As it is now, players coming through are competing for franchise spots with ABs.

So they have to work their pants off.

They are mentored by All Blacks, they see how to prepare and work and what it means and blah blah blah.

To get a SR start you have to be of a certain quality.

With the top talent overseas, players coming in don’t need to work as hard so they don’t get as good.

That’s Australias problem; not enough competition for spots driving the quality up. The incumbents at the reds or brumbies aren’t on edge because no one is coming for their jersey.

Without All Blacks to lead the off field stuff, our players will not get as good.

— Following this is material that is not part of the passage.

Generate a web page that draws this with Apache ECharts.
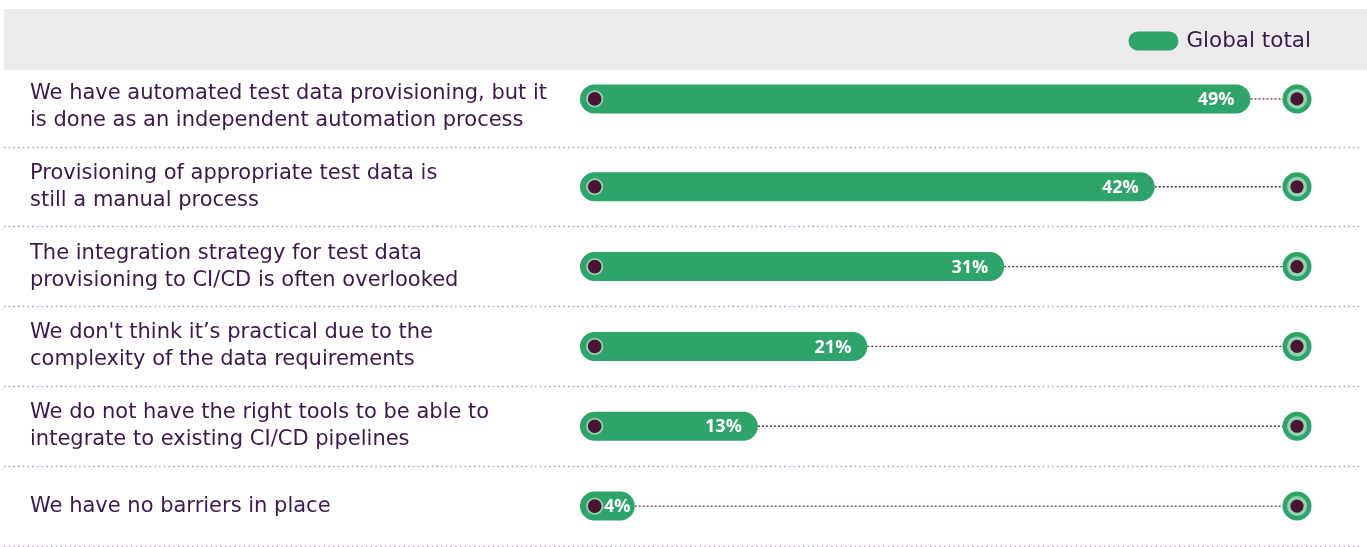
<!DOCTYPE html>
<html><head><meta charset="utf-8">
<script src="https://cdn.jsdelivr.net/npm/echarts@6/dist/echarts.min.js"></script>
<style>html,body{margin:0;padding:0;background:#fff}#c{width:1367px;height:547px}</style>
</head><body><div id="c"></div>
<script>
const categories = [
  "We have automated test data provisioning, but it\nis done as an independent automation process",
  "Provisioning of appropriate test data is\nstill a manual process",
  "The integration strategy for test data\nprovisioning to CI/CD is often overlooked",
  "We don't think it\u2019s practical due to the\ncomplexity of the data requirements",
  "We do not have the right tools to be able to\nintegrate to existing CI/CD pipelines",
  "We have no barriers in place"
];
const globalTotal = [49, 42, 31, 21, 13, 4];
const seriesName = "Global total";
const axisMax = 52.4;

const GREEN = '#2ea46b';
const RING = '#92d3ac';
const DARK = '#4a1535';
const TEXT = '#3b1a4b';
const FONT = '"DejaVu Sans", "Open Sans", sans-serif';
const BFONT = '"Open Sans", "Noto Sans", sans-serif';

function renderItem(params, api) {
  const idx = api.value(1);
  const v = api.value(0);
  const p0 = api.coord([0, idx]);
  const p1 = api.coord([v, idx]);
  const pe = api.coord([axisMax, idx]);
  const y = p0[1] + (idx === 0 ? -8 : 0);
  const h = 29, r = 14.5;
  const w = p1[0] - p0[0];
  const inside = w > 70;
  return {
    type: 'group',
    children: [
      { type: 'line', shape: { x1: p1[0], y1: y, x2: pe[0] - 13, y2: y },
        style: { stroke: '#5e2d48', lineWidth: 1.3, lineDash: [2, 2] } },
      { type: 'rect', shape: { x: p0[0], y: y - h / 2, width: w, height: h, r: r },
        style: { fill: GREEN } },
      { type: 'circle', shape: { cx: p0[0] + 14.7, cy: y, r: 8.6 }, style: { fill: RING } },
      { type: 'circle', shape: { cx: p0[0] + 14.7, cy: y, r: 6.8 }, style: { fill: DARK } },
      { type: 'circle', shape: { cx: pe[0], cy: y, r: 14.5 }, style: { fill: GREEN } },
      { type: 'circle', shape: { cx: pe[0], cy: y, r: 10 }, style: { fill: RING } },
      { type: 'circle', shape: { cx: pe[0], cy: y, r: 6.6 }, style: { fill: DARK } },
      { type: 'text', style: {
          text: v + '%', x: inside ? p1[0] - 16 : p0[0] + 24, y: y + 1,
          align: inside ? 'right' : 'left', verticalAlign: 'middle',
          fill: '#ffffff', font: 'bold 18px ' + BFONT } }
    ]
  };
}

const chart = echarts.init(document.getElementById('c'), null, { renderer: 'canvas' });
chart.setOption({
  animation: false,
  backgroundColor: '#ffffff',
  graphic: [
    { type: 'rect', left: 4, top: 9, z: 1, silent: true,
      shape: { width: 1363, height: 61 }, style: { fill: '#ebebeb' } }
  ],
  legend: {
    data: [seriesName], right: 51, top: 25, z: 10,
    itemWidth: 50, itemHeight: 19,
    icon: 'path://M9.5,0 H40.5 A9.5,9.5 0 0 1 40.5,19 H9.5 A9.5,9.5 0 0 1 9.5,0 Z',
    textStyle: { fontSize: 21.5, color: TEXT, fontFamily: FONT, padding: [0, 0, 0, 3] }
  },
  grid: [
    { left: 4, right: 5, top: 67, bottom: 1 },
    { left: 580, right: 70, top: 67, bottom: 1 }
  ],
  xAxis: [
    { gridIndex: 0, type: 'value', min: 0, max: 1, show: false },
    { gridIndex: 1, type: 'value', min: 0, max: axisMax, show: false }
  ],
  yAxis: [
    { gridIndex: 0, type: 'category', inverse: true, data: categories,
      axisLine: { show: false }, axisTick: { show: false },
      splitLine: { show: true, lineStyle: { color: '#ad9ac6', width: 1.4, type: [1.5, 3.2] } },
      axisLabel: { inside: true, margin: 26, align: 'left', color: TEXT,
        fontSize: 21, lineHeight: 27, fontFamily: FONT } },
    { gridIndex: 1, type: 'category', inverse: true, data: categories, show: false }
  ],
  series: [{
    name: seriesName, type: 'custom', coordinateSystem: 'cartesian2d',
    xAxisIndex: 1, yAxisIndex: 1, itemStyle: { color: GREEN },
    encode: { x: 0, y: 1 },
    renderItem: renderItem,
    data: globalTotal.map((v, i) => [v, i])
  }]
});
</script></body></html>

South Africa is an example of that. As more and more springboks went overseas, the Super rugby sides got worse and worse to the point where they were hardly competitive.

The lions got a free pass to the finals with the conference system,

but largely the bulls and stormers and sharks were just nothing like they were and not a serious challenge to any New Zealand side most of the time.

We got scrum practice, but interest in those games plummeted. I’m not paying $30 to go watch the bulls get wasted by a Blues B team.

If NZ was to let players go offshore and still get picked, the crowds would disappear even more for SR, the interest would dissipate, and people would go watch league or basketball or whatever and get their kids into those sports too.

New Zealand rugby just cannot function without a strong domestic comp.

The conveyer belt stops when kids don’t want to go to rugby games because their stars aren’t playing and therefore aren’t inspired to play the game themselves.

We won’t keep everyone, no matter what we do. But we can keep as many as possible.

We don’t have tens of millions of people, or billionaire owned teams, or another ready made competition to put our teams into.

We have the black jersey. And it’s what keeps rugby going.